- _Task requirements_
Look for the line containing "Write the Bokeh code for this chart." and the line containing "from bokeh.resources import INLINE" in the entries below. Copy those two and all lines between them exactly, leaving out pictures.

- _Records to use_
----

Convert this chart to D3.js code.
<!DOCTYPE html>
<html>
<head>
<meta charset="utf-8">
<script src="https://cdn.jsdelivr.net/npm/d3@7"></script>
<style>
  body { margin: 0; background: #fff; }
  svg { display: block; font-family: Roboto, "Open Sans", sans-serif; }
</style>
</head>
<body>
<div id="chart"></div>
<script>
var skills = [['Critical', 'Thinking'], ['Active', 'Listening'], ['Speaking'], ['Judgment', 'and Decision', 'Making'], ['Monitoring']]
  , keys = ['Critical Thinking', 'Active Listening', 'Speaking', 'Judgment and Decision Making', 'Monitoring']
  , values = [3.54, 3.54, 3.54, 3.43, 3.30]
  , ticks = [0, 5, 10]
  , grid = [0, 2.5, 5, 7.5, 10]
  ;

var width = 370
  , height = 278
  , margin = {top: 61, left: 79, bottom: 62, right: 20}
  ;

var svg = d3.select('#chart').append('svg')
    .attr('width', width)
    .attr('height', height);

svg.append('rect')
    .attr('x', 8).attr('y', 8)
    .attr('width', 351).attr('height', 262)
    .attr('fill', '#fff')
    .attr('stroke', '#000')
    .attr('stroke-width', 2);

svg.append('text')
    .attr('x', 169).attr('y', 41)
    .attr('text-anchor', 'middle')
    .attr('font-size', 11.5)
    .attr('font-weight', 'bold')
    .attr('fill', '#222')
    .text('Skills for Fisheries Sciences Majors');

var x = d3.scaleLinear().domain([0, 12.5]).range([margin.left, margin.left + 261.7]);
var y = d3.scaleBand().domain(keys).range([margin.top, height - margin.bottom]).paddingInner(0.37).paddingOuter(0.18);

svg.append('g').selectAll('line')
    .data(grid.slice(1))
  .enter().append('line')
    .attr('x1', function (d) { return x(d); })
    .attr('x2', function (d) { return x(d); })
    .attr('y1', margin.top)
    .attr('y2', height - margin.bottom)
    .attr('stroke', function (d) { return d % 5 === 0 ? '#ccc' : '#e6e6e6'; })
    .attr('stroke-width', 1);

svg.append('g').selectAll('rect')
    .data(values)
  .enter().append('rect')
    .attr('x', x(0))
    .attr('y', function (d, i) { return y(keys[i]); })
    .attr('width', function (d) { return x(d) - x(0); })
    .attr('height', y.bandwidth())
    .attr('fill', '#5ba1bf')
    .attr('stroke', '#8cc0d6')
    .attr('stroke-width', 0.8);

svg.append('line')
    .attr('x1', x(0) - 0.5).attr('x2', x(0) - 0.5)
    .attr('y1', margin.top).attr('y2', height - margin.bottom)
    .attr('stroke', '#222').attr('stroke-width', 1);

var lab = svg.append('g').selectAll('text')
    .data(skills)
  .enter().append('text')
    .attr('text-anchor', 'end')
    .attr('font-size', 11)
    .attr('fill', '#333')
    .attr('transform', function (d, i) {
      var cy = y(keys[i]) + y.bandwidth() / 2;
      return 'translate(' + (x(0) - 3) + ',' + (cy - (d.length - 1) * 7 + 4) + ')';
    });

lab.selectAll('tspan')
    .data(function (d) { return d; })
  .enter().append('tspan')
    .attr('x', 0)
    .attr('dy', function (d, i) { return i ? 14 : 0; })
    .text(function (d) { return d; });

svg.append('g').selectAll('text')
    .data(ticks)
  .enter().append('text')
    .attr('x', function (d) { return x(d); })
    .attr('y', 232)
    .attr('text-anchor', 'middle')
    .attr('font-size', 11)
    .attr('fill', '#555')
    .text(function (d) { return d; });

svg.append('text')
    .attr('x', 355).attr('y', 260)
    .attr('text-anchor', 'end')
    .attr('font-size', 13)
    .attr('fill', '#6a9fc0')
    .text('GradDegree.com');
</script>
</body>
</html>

----

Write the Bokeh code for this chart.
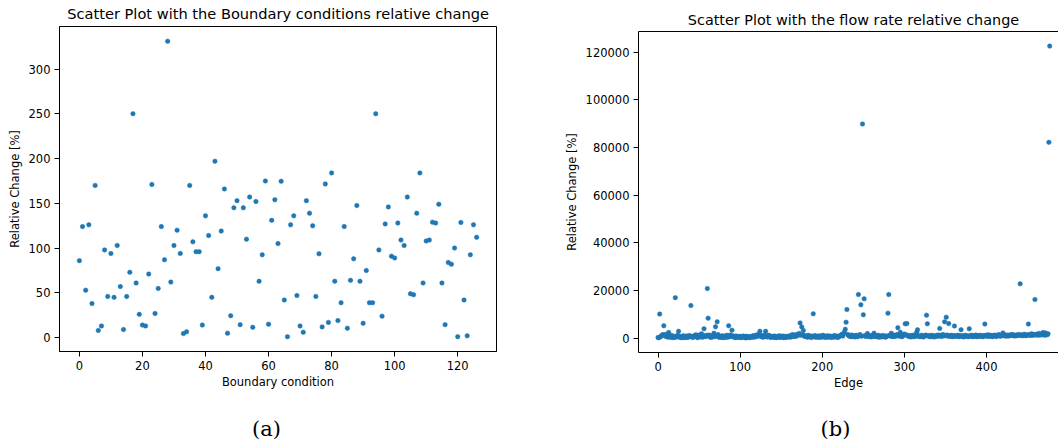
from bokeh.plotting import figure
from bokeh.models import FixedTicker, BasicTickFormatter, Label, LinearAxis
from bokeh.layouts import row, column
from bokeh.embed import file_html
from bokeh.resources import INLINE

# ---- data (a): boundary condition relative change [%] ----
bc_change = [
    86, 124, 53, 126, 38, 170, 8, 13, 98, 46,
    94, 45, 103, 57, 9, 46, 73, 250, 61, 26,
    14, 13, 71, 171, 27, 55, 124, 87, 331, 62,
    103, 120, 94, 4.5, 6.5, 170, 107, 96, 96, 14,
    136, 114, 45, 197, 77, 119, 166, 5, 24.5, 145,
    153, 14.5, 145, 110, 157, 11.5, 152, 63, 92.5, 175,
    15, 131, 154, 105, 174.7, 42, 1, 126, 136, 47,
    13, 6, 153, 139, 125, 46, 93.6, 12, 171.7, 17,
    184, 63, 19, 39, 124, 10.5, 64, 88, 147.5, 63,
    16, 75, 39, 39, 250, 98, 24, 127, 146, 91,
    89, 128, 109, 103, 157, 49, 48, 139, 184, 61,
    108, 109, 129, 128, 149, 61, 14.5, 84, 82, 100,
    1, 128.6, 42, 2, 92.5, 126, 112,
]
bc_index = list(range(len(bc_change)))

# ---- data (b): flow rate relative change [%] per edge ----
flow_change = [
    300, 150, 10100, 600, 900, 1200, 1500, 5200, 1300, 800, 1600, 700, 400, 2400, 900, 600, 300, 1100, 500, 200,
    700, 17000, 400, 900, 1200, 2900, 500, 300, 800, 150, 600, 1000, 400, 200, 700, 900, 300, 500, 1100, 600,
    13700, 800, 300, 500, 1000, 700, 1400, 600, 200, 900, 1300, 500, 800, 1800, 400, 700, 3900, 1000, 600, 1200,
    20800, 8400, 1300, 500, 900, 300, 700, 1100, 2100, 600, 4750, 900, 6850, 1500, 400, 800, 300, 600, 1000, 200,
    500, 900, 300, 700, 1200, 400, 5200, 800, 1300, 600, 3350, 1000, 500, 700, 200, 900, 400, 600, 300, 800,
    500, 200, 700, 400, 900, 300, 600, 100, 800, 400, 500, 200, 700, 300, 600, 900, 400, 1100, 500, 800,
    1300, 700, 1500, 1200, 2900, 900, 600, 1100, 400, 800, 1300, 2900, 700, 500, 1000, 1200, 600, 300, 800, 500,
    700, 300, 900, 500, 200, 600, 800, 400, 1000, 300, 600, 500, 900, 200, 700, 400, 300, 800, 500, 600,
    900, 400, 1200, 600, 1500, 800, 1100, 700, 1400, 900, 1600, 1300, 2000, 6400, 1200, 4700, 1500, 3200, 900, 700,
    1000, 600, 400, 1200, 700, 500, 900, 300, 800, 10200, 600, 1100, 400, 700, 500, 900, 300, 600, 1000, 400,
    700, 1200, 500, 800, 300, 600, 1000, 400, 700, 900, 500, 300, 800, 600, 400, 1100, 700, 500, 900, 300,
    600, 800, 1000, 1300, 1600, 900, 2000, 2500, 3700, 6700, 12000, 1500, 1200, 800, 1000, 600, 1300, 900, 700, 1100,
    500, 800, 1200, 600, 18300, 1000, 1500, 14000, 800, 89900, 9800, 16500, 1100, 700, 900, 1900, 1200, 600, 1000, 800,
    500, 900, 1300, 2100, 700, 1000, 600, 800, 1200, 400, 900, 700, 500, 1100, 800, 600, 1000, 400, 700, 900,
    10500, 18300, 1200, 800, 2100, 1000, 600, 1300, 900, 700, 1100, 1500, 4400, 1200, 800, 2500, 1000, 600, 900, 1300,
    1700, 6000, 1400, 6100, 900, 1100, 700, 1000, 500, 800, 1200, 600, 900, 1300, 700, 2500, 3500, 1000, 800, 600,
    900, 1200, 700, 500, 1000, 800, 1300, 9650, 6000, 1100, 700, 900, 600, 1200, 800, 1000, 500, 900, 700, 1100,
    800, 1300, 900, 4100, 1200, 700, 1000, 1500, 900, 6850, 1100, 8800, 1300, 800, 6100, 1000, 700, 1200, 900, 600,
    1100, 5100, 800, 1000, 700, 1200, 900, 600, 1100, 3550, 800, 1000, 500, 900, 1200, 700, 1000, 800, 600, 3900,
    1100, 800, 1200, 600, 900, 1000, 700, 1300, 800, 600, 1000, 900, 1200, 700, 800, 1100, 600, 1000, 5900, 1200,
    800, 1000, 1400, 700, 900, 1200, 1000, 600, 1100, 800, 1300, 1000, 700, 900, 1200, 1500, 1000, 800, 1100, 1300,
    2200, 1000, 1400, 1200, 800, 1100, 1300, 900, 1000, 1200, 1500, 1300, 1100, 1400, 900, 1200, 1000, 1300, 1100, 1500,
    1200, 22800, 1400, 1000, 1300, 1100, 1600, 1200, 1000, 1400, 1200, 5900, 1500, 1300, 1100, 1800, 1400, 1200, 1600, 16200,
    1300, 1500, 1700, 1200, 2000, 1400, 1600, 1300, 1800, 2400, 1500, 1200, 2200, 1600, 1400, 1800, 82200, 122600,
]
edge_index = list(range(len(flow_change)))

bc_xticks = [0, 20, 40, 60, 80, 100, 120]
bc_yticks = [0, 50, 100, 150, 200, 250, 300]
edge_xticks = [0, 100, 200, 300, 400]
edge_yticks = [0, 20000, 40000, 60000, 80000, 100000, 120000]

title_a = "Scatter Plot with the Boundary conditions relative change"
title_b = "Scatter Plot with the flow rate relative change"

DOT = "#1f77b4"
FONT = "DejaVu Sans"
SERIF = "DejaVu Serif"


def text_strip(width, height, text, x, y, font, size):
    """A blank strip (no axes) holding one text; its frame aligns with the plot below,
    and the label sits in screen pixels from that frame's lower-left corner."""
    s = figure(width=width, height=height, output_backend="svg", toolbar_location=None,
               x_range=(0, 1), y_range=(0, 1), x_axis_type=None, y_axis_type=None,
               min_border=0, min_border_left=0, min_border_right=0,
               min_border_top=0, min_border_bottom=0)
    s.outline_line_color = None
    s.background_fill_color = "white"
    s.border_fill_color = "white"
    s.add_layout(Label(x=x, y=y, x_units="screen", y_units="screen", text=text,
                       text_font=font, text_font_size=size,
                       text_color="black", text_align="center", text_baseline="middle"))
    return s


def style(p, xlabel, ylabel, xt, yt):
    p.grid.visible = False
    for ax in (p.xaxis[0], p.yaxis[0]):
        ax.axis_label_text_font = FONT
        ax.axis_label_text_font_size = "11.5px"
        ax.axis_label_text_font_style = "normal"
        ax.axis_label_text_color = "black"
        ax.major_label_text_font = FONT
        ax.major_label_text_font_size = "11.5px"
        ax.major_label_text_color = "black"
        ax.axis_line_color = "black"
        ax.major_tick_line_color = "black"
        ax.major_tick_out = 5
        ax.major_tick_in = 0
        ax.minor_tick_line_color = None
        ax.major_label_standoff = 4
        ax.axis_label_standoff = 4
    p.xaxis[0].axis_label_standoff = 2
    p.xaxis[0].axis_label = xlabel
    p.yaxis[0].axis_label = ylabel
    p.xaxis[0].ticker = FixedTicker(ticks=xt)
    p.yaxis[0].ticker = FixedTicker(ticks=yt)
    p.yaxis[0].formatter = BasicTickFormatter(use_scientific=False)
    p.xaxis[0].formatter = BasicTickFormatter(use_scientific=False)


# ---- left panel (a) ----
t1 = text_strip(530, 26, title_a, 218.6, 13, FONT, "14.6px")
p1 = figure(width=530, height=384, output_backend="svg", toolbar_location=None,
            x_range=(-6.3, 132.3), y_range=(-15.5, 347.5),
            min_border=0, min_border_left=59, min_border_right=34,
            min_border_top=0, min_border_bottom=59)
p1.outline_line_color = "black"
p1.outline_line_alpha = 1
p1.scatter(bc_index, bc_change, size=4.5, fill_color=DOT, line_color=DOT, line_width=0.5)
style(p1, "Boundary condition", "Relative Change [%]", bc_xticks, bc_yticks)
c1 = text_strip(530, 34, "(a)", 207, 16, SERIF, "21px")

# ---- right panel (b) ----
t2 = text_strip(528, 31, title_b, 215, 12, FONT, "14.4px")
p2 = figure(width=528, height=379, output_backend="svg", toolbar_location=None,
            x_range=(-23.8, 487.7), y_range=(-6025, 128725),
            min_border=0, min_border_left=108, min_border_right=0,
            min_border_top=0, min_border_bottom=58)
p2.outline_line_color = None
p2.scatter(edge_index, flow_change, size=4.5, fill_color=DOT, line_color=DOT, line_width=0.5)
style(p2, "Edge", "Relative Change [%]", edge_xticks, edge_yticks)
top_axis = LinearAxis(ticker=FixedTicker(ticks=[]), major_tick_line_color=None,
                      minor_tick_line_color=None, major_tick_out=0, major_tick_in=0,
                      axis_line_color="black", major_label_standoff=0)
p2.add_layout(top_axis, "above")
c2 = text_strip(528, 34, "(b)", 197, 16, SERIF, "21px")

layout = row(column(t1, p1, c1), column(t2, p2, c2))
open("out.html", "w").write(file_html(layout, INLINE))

----

- _The result_
Write the Bokeh code for this chart.
from bokeh.plotting import figure
from bokeh.models import FixedTicker, BasicTickFormatter, Label, LinearAxis
from bokeh.layouts import row, column
from bokeh.embed import file_html
from bokeh.resources import INLINE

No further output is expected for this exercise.